Phosphorus has a higher first ionization energy than sulfur because sulfur’s fourth 3p electron is forced to share an orbital with another electron, creating repulsion that makes it easier to remove. Phosphorus has a first ionization energy of 10.49 eV, while sulfur’s is 10.36 eV. That difference is small, but it breaks the expected trend of steadily increasing ionization energy across Period 3, and the reason comes down to how electrons fill orbitals.
The General Trend Across Period 3
As you move from sodium to argon, ionization energy generally increases. Each element has one more proton in its nucleus than the last, which pulls the electrons in more tightly and makes them harder to remove. This steady buildup of nuclear charge is the dominant factor across the period.
But the trend isn’t perfectly smooth. There are two dips: one between magnesium and aluminum, and another between phosphorus and sulfur. Both dips happen for reasons related to how electrons are arranged in orbitals, not because the nuclear charge suddenly weakens.
How Phosphorus and Sulfur Fill Their Orbitals
Both elements have their outermost electrons in the 3p subshell, which contains three individual orbitals. Think of these as three separate slots that electrons fill one at a time before doubling up.

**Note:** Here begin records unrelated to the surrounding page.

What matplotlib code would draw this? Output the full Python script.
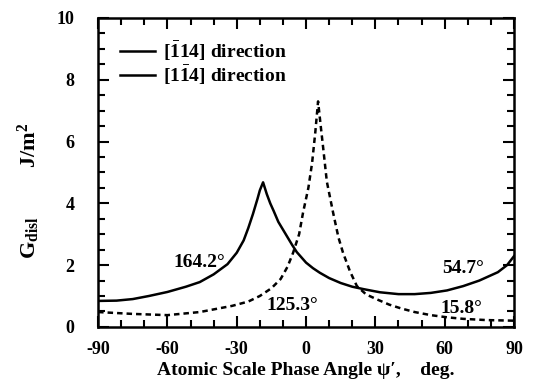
import matplotlib.pyplot as plt
from matplotlib.ticker import MultipleLocator

# curva solida: direccion [-1 1 4]
psi_a = [-90, -82, -75, -68, -60, -52, -46, -40, -34, -30, -27, -25, -23, -21, -20, -18.6,
         -17, -15.5, -14, -12, -10, -8, -6, -4, -2, 0, 3, 6, 10, 15, 20, 25, 32, 40, 47, 54,
         61, 68, 75, 83, 87, 90]
g_a = [0.84, 0.85, 0.9, 1.0, 1.13, 1.3, 1.45, 1.7, 2.03, 2.4, 2.8, 3.2, 3.65, 4.15, 4.42, 4.68,
       4.3, 4.0, 3.75, 3.4, 3.15, 2.9, 2.65, 2.42, 2.25, 2.08, 1.9, 1.75, 1.58, 1.42, 1.3, 1.22,
       1.12, 1.06, 1.06, 1.1, 1.18, 1.32, 1.5, 1.77, 2.0, 2.29]

# curva discontinua: direccion [1 -1 4]
psi_b = [-90, -75, -60, -46, -32, -25, -20, -15, -11, -8, -5.6, -3, -1.3, 1, 2.6, 4, 5.2,
         6.5, 7.4, 9, 11.7, 14, 16, 19, 22, 26, 31, 36, 41, 47, 54, 61, 68, 78, 90]
g_b = [0.48, 0.42, 0.38, 0.48, 0.68, 0.82, 1.0, 1.25, 1.55, 1.95, 2.4, 3.0, 3.7, 4.5, 5.3, 6.3, 7.3,
       6.4, 5.8, 4.7, 3.7, 2.9, 2.4, 1.8, 1.32, 1.05, 0.88, 0.72, 0.6, 0.48, 0.38, 0.31, 0.26, 0.22, 0.2]

labels = ["164.2°", "125.3°", "54.7°", "15.8°"]
label_x = [-46, -6, 68, 67]
label_y = [2.1, 0.68, 1.9, 0.6]

plt.rcParams['font.family'] = ['Liberation Serif', 'DejaVu Serif']
plt.rcParams['font.weight'] = 'bold'
plt.rcParams['axes.labelweight'] = 'bold'
plt.rcParams['axes.unicode_minus'] = False
plt.rcParams['mathtext.fontset'] = 'custom'
plt.rcParams['mathtext.rm'] = 'Liberation Serif:bold'
plt.rcParams['mathtext.it'] = 'Liberation Serif:bold'

fig = plt.figure(figsize=(5.36, 3.91), dpi=100)
ax = fig.add_axes([0.183, 0.164, 0.776, 0.790])

ax.plot(psi_a, g_a, color="black", lw=1.8, label=r"[$\bar{1}$14] direction")
ax.plot(psi_b, g_b, color="black", lw=1.8, ls=(0, (2.2, 1.6)), label=r"[1$\bar{1}$4] direction")

for t, x, y in zip(labels, label_x, label_y):
    ax.text(x, y, t, fontsize=14, ha="center", va="center")

ax.set_xlim(-90, 90)
ax.set_ylim(0, 10)
ax.xaxis.set_major_locator(MultipleLocator(30))
ax.xaxis.set_minor_locator(MultipleLocator(10))
ax.yaxis.set_major_locator(MultipleLocator(2))
ax.yaxis.set_minor_locator(MultipleLocator(0.5))
ax.tick_params(which="both", direction="in", top=True, right=True, width=1.5, labelsize=13)
ax.tick_params(which="major", length=8)
ax.tick_params(which="minor", length=5)
ax.tick_params(axis="x", which="major", pad=10)
ax.tick_params(axis="y", which="major", pad=17)
for s in ax.spines.values():
    s.set_linewidth(1.8)

ax.set_xlabel("Atomic Scale Phase Angle ψ′,    deg.", fontsize=14, labelpad=3)
ax.set_ylabel(r"G$_{\rm disl}$         J/m$^2$", fontsize=16)
ax.yaxis.set_label_coords(-0.135, 0.44)

leg = ax.legend(loc="upper left", bbox_to_anchor=(0.02, 0.975), frameon=False, fontsize=14,
                handlelength=1.8, handletextpad=0.4, labelspacing=0.05, borderaxespad=0.3)
for h in leg.get_lines():
    h.set_linestyle("-")

fig.savefig("out.png", dpi=100)
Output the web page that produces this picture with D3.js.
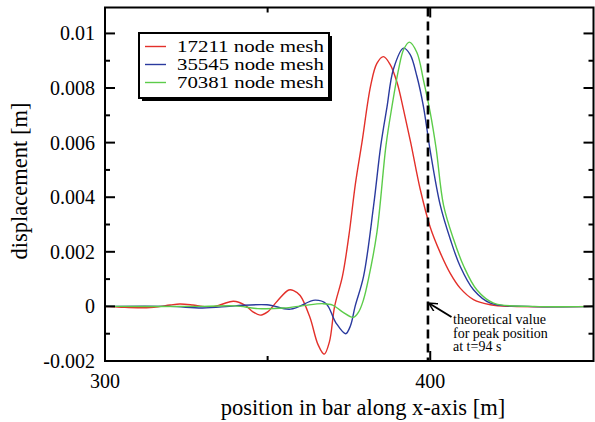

Phosphorus has the electron configuration 1s² 2s² 2p⁶ 3s² 3p³. Its three 3p electrons each occupy their own orbital, all spinning in the same direction. No orbital is shared. This is called a half-filled subshell, and it represents a particularly balanced, low-energy arrangement.
Sulfur has one more electron: 1s² 2s² 2p⁶ 3s² 3p⁴. Three of those four 3p electrons sit alone in their orbitals, but the fourth has to double up and share an orbital with one of the others. That pairing is the key to the whole anomaly.
Why Pairing Makes Removal Easier
Two electrons crammed into the same orbital are physically close to each other, and since both carry a negative charge, they repel one another. This repulsion raises the energy of both electrons, making one of them easier to knock loose. When you ionize sulfur, the electron you’re removing is that extra paired electron, and it’s already being pushed away by its orbital partner.
Phosphorus doesn’t have this problem. Every one of its 3p electrons sits alone, with no same-orbital repulsion to destabilize it. Even though sulfur has one more proton pulling its electrons inward, the added repulsion from pairing more than cancels out that extra nuclear attraction. The net result: it takes slightly less energy to remove an electron from sulfur than from phosphorus.
Effective Nuclear Charge Isn’t the Whole Story
You might expect sulfur’s higher nuclear charge (16 protons vs. 15 for phosphorus) to guarantee a higher ionization energy. Using Slater’s rules, a common method for estimating how much nuclear charge an outer electron actually “feels,” sulfur’s outermost electron does experience a slightly stronger pull than phosphorus’s. Same-shell electrons partially shield each other, while inner-shell electrons shield more effectively, but the net charge seen by sulfur’s outer electron is still marginally higher.
Under normal circumstances, that stronger pull would mean a higher ionization energy. But the electron-electron repulsion within that doubly occupied orbital is a competing effect, and in this case it wins. The repulsion penalty outweighs the benefit of one extra proton.
It’s worth noting that both elements have essentially the same atomic radius (about 180 pm by van der Waals measure), so distance from the nucleus isn’t a meaningful differentiator here. The explanation really does come down to what’s happening inside that one shared orbital.
The Same Pattern in Period 2
This isn’t unique to phosphorus and sulfur. The exact same anomaly shows up one row higher on the periodic table, between nitrogen and oxygen. Nitrogen has a half-filled 2p³ configuration with three unpaired electrons. Oxygen, at 2p⁴, forces one pair into the same orbital. The result: oxygen has a lower ionization energy than nitrogen, despite having a higher nuclear charge.
The pattern also repeats further down the periodic table with selenium, which sits below sulfur in Group 16. In every case, the element with a half-filled p subshell (Group 15) has a higher ionization energy than the element immediately to its right (Group 16). It’s one of the most consistent exceptions to the general left-to-right trend, and it appears in every period where p orbitals are being filled.
Half-Filled Stability in Context
Chemistry textbooks often describe half-filled subshells as “extra stable,” which is a useful shorthand but can be misleading. The half-filled configuration isn’t stable because of some special energetic bonus. Rather, it’s stable because it avoids the penalty of electron pairing. Every electron in phosphorus’s 3p subshell has its own orbital and spins in the same direction, minimizing repulsion. There’s no cost being paid for crowding.
At a deeper level, quantum mechanics explains this through something called exchange energy. Electrons with parallel spins (all pointing the same way) in different orbitals interact in a way that slightly lowers their total energy. A half-filled subshell maximizes the number of these favorable same-spin interactions. But for most purposes, the simpler explanation works perfectly well: pairing electrons in the same orbital costs energy because of repulsion, and phosphorus doesn’t have to pay that cost while sulfur does.